On 12/12/24 01:38, Jakub Kicinski wrote:
On Wed, 11 Dec 2024 14:42:43 +0000 Pavel Begunkov wrote:
I was thinking along the lines of transferring the ownership of
the frags. But let's work on that as a follow up. Atomic add on

That's fine to leave it out for now and deal later, but what's
important for me when going through preliminary shittification of
the project is to have a way to optimise it after and a clear
understanding that it can't be left w/o it, and that there are
no strong opinions that would block it.

The current cache situation is too unfortunate, understandably so
with it being aliased to struct page. pp_ref_count is in the
same line with ->pp and others. Here an iov usually gets modified
by napi, then refcounted from syscall, after deferred skb put will
put it down back at napi context, and in some time after it gets
washed out from the cache, the user will finally return it back
to page pool.

Let's not get distracted. It's very unusual to have arguments about
microoptimizations before the initial version of the code is merged :|

I can't avoid it since one of the goals is to save cpu cycles,
and it's not that micro either, but I hear you.

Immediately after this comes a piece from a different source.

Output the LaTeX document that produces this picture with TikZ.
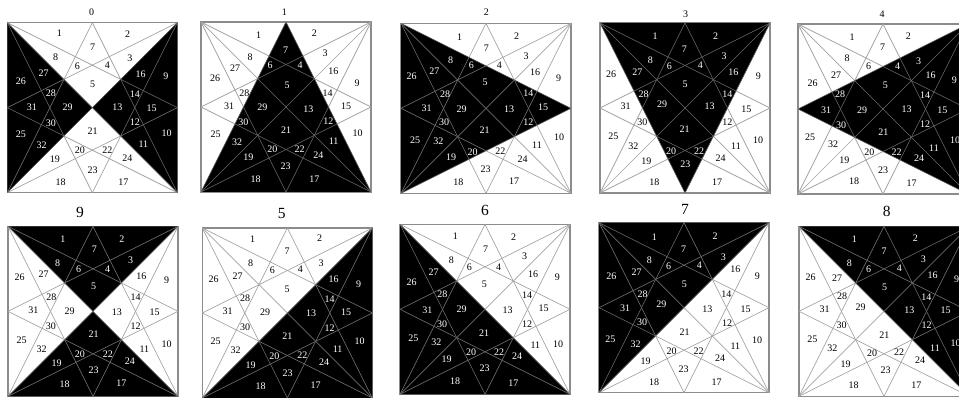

an exclusively owned cacheline is 2 cycles on AMD if I'm looking
correctly.

Sounds too good to be true considering x86 implies a full barrier
for atomics.

Right but two barriers back to back are hopefully similar impact as one.

I wonder where the data comes from?

Agner's instruction tables. What source do you use?

Mostly observational and from scattered hw knowledge. Seems like
the table says that the best case chained latency is ~8 cycles
for zen4, pretty good!

--
Pavel Begunkov